CORTEX is a 14-agent manufacturing intelligence platform built during a single session at Schneider Electric EP44 in El Paso. The system went from concept to operational deployment in approximately 6 hours.
The contractor who built it — with 11+ years of critical infrastructure experience across Microsoft data centers, T5, medium-voltage switchgear, and Navy nuclear systems — was subsequently removed from the engagement.
The system he built is still running the floor.
This is not a grievance. It is the most accurate description of what happened — and it is also the product pitch.
A facility hired a contractor with deep infrastructure expertise to build an intelligence layer that would improve decision-making at the operational level. He built it in 6 hours. The system worked. The facility subsequently made exactly the kind of short-sighted operational decision that the system was designed to flag and prevent. They removed the builder.
The system is still running. The IP claim is active. The build documentation, architectural records, and Solana-anchored timestamps exist and predate any counter-argument about ownership.

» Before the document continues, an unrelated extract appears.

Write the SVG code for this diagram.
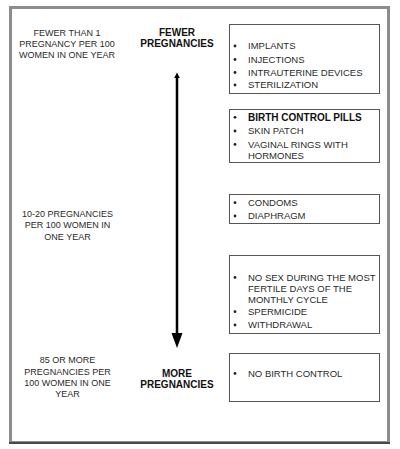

The situation is not a warning sign about CORTEX. It is proof that CORTEX works.
14 agents. Each owns one thing. All of it lives in your existing tools. The floor sees it working before leadership evaluates it.
The specific profile: manufacturing or industrial facility, existing Microsoft Teams deployment, at least one stakeholder spending significant hours per week on manual reporting, and leadership that is open to evidence when it conflicts with intuition.
Every CORTEX engagement is handled directly by Christopher Celaya, the contractor who built the EP44 deployment. There is no account team. There is no implementation partner. You get the person who understands the system at the architectural level and has the infrastructure experience to know what your facility actually needs.
The IP situation is documented and clean. The architecture is owned by Celaya Solutions. The claim against the EP44 deployment is active but does not encumber new implementation discussions grounded in the pre-existing Celaya Solutions architecture.